Records with drawing code:
>>>>>
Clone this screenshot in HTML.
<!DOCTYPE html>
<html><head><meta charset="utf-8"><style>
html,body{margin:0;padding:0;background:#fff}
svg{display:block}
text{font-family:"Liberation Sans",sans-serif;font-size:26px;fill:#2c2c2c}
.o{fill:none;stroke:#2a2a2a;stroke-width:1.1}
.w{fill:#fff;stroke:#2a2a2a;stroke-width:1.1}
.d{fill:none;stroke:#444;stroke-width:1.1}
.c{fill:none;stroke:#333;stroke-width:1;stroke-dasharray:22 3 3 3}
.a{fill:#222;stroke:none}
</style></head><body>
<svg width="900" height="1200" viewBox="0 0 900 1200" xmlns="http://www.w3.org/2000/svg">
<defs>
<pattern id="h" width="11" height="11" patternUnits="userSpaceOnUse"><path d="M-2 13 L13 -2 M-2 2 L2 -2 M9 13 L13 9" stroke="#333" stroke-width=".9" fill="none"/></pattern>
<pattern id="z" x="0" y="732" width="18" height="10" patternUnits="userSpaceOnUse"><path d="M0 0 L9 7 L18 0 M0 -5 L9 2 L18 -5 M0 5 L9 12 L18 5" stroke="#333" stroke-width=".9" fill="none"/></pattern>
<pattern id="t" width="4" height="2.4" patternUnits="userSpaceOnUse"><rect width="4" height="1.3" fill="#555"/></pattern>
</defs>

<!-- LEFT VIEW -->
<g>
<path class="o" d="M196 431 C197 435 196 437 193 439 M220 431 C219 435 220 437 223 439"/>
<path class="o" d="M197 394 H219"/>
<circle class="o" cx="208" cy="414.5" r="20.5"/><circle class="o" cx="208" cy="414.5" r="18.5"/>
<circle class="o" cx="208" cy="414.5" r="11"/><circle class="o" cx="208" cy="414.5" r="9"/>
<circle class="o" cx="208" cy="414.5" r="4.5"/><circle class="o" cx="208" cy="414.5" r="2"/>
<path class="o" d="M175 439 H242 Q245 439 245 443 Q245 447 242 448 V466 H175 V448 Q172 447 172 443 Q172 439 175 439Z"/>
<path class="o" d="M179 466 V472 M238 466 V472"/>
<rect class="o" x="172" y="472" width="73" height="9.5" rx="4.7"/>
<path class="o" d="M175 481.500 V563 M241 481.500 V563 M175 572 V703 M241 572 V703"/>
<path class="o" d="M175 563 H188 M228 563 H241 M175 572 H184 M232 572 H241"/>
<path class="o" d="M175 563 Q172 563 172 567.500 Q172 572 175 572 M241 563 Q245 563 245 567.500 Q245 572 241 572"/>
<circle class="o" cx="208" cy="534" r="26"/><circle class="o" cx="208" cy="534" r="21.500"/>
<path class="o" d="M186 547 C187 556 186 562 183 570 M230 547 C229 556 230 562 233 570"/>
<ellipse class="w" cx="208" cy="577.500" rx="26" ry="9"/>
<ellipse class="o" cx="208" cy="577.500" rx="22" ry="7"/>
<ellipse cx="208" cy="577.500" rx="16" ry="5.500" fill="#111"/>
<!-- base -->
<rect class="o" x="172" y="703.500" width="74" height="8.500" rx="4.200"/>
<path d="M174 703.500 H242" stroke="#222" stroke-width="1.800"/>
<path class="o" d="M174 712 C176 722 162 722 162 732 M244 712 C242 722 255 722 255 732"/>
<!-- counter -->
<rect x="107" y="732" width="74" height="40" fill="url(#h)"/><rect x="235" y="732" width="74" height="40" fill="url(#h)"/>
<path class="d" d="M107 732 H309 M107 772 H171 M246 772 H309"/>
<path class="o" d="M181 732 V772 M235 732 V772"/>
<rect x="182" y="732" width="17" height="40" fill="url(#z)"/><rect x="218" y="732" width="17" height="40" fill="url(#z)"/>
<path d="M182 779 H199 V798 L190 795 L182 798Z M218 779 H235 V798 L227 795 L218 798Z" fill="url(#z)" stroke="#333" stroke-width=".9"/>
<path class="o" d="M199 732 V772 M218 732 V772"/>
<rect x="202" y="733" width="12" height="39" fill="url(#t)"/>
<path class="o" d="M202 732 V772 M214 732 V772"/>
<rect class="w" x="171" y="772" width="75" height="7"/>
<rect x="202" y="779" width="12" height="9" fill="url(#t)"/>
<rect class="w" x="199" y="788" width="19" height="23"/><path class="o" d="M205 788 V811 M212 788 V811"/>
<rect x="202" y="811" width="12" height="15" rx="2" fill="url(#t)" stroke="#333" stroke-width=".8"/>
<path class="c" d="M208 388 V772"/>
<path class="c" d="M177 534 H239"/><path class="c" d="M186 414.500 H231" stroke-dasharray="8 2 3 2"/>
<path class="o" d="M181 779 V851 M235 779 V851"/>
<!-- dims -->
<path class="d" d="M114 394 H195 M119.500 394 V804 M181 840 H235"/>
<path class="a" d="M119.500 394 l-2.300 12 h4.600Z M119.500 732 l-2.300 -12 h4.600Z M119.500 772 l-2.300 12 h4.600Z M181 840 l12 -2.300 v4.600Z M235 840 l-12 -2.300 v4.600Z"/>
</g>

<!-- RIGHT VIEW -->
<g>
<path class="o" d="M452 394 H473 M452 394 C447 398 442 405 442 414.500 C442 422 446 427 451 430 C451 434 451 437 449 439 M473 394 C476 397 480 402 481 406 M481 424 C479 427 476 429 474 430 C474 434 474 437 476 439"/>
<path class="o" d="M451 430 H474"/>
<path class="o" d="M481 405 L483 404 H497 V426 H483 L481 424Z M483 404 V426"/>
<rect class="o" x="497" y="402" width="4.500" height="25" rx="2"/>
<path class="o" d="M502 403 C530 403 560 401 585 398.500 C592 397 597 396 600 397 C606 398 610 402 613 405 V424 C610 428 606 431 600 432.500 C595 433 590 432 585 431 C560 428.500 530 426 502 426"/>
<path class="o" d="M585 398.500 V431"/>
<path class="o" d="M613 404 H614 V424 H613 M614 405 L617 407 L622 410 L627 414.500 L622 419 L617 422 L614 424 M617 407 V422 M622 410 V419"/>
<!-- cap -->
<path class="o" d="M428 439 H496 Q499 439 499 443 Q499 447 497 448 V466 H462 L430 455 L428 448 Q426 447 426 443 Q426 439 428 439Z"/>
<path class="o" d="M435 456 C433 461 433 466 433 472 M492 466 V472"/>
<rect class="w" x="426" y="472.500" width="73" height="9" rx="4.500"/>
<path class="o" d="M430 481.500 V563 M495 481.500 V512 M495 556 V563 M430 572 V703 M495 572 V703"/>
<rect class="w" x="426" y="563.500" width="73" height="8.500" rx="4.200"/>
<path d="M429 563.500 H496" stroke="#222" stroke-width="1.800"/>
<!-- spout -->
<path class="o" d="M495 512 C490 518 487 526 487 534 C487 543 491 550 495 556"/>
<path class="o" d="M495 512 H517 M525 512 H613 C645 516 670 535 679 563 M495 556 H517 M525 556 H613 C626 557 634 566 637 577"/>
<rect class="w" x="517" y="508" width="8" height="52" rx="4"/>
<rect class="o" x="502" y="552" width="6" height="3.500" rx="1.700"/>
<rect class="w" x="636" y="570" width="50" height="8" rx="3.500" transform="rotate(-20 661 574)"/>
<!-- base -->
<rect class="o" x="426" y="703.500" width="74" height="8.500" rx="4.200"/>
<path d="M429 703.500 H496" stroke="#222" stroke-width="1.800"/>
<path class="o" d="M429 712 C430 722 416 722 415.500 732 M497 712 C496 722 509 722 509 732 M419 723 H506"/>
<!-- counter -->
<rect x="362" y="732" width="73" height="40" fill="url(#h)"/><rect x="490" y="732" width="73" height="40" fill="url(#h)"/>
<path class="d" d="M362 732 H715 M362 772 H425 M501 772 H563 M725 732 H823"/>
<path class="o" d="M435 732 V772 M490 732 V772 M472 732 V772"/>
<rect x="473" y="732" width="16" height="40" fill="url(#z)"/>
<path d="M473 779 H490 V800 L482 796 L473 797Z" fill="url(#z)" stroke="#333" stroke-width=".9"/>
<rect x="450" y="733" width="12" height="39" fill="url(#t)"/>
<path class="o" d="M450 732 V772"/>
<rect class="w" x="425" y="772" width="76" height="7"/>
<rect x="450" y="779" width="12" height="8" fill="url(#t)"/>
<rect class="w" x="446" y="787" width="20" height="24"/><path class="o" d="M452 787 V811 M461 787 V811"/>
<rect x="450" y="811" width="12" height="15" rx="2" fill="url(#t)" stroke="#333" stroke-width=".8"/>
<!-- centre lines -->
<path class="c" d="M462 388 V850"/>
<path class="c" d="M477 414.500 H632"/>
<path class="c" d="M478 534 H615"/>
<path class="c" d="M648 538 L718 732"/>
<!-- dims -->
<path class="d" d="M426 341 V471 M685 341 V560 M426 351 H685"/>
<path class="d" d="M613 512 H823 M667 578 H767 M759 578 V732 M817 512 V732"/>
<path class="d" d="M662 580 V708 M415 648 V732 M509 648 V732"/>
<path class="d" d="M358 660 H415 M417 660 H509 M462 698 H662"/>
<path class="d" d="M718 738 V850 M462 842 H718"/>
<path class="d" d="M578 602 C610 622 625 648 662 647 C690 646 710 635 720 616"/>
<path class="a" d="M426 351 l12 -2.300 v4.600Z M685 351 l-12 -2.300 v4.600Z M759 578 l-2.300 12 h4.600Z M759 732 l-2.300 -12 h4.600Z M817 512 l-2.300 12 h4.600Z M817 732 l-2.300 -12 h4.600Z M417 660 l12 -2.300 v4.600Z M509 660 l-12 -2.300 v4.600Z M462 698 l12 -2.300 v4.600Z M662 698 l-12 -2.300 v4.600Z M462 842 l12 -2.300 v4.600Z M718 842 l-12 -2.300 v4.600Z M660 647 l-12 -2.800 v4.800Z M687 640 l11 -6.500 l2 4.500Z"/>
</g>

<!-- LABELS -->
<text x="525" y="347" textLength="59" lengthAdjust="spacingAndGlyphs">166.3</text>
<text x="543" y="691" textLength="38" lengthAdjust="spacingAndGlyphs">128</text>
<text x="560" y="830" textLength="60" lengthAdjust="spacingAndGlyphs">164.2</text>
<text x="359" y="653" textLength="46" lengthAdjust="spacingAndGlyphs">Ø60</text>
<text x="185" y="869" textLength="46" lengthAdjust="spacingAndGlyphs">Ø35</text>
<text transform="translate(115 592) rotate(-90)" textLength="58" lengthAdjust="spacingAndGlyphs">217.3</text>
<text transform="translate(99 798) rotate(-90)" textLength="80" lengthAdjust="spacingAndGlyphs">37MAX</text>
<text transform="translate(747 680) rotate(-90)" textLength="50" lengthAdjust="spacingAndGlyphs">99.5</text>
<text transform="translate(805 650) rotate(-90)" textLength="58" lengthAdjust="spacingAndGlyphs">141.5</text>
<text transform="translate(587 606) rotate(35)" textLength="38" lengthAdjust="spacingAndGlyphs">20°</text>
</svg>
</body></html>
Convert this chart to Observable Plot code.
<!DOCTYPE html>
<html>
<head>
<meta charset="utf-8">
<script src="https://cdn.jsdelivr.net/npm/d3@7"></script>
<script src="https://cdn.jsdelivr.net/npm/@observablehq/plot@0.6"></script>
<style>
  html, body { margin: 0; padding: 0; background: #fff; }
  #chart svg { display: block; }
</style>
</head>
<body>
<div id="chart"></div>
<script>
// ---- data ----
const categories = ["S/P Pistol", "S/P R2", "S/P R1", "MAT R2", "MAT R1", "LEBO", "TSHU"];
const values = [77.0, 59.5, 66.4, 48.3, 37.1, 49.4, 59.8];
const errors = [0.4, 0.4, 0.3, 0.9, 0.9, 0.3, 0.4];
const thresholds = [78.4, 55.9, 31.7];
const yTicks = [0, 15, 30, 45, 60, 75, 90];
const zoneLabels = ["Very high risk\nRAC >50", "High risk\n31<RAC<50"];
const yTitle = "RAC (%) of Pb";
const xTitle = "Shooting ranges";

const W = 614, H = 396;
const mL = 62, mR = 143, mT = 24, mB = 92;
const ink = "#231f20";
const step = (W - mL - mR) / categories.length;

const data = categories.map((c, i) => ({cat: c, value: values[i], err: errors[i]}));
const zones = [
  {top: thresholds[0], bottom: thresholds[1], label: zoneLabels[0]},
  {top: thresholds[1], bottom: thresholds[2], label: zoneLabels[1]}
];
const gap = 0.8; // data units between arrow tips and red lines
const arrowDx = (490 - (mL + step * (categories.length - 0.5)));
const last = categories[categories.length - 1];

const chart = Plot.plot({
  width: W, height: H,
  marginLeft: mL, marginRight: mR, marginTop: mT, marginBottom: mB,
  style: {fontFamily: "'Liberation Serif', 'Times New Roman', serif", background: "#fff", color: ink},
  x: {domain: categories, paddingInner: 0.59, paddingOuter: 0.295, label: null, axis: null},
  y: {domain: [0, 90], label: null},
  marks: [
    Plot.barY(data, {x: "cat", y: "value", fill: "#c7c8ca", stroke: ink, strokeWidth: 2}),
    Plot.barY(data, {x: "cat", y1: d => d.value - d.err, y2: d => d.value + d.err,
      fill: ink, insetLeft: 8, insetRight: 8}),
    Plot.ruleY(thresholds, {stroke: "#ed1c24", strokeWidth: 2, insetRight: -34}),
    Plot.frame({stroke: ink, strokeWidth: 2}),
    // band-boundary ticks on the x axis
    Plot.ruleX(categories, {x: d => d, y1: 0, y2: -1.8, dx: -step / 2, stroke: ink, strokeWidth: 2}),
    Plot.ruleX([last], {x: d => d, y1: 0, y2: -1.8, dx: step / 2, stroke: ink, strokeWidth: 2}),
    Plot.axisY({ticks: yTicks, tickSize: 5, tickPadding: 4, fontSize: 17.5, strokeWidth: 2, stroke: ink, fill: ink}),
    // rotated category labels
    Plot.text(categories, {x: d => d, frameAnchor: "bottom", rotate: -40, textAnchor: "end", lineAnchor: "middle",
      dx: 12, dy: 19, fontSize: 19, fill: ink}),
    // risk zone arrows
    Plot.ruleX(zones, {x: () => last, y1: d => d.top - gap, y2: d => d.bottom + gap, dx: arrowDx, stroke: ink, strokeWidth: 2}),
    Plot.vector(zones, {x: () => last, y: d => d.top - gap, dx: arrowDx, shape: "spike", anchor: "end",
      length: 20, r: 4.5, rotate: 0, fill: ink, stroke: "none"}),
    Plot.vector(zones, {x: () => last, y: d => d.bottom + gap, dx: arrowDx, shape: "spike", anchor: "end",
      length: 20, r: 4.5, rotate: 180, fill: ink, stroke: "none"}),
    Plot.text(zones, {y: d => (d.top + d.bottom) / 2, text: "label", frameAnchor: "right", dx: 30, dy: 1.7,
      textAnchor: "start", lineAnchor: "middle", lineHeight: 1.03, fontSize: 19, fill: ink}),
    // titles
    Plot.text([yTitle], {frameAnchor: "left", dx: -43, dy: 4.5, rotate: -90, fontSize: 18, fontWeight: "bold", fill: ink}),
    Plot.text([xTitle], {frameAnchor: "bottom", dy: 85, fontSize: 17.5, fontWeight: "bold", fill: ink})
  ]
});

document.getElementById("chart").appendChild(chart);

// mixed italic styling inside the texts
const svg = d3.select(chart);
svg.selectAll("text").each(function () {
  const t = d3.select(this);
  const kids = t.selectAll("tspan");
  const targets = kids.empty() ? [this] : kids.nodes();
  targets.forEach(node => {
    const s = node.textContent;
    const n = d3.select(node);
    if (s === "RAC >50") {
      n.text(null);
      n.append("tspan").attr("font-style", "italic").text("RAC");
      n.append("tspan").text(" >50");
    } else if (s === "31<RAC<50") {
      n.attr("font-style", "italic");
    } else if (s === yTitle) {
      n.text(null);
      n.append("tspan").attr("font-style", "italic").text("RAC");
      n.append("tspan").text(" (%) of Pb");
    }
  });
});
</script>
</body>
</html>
<<<<<
Task details: Your task is to give again the lines from the one containing "Convert this chart to Observable Plot code." to the one containing "const last = categories[categories.length", both lines included, exactly and without anything added.

Solution to this exercise:
Convert this chart to Observable Plot code.
<!DOCTYPE html>
<html>
<head>
<meta charset="utf-8">
<script src="https://cdn.jsdelivr.net/npm/d3@7"></script>
<script src="https://cdn.jsdelivr.net/npm/@observablehq/plot@0.6"></script>
<style>
  html, body { margin: 0; padding: 0; background: #fff; }
  #chart svg { display: block; }
</style>
</head>
<body>
<div id="chart"></div>
<script>
// ---- data ----
const categories = ["S/P Pistol", "S/P R2", "S/P R1", "MAT R2", "MAT R1", "LEBO", "TSHU"];
const values = [77.0, 59.5, 66.4, 48.3, 37.1, 49.4, 59.8];
const errors = [0.4, 0.4, 0.3, 0.9, 0.9, 0.3, 0.4];
const thresholds = [78.4, 55.9, 31.7];
const yTicks = [0, 15, 30, 45, 60, 75, 90];
const zoneLabels = ["Very high risk\nRAC >50", "High risk\n31<RAC<50"];
const yTitle = "RAC (%) of Pb";
const xTitle = "Shooting ranges";

const W = 614, H = 396;
const mL = 62, mR = 143, mT = 24, mB = 92;
const ink = "#231f20";
const step = (W - mL - mR) / categories.length;

const data = categories.map((c, i) => ({cat: c, value: values[i], err: errors[i]}));
const zones = [
  {top: thresholds[0], bottom: thresholds[1], label: zoneLabels[0]},
  {top: thresholds[1], bottom: thresholds[2], label: zoneLabels[1]}
];
const gap = 0.8; // data units between arrow tips and red lines
const arrowDx = (490 - (mL + step * (categories.length - 0.5)));
const last = categories[categories.length - 1];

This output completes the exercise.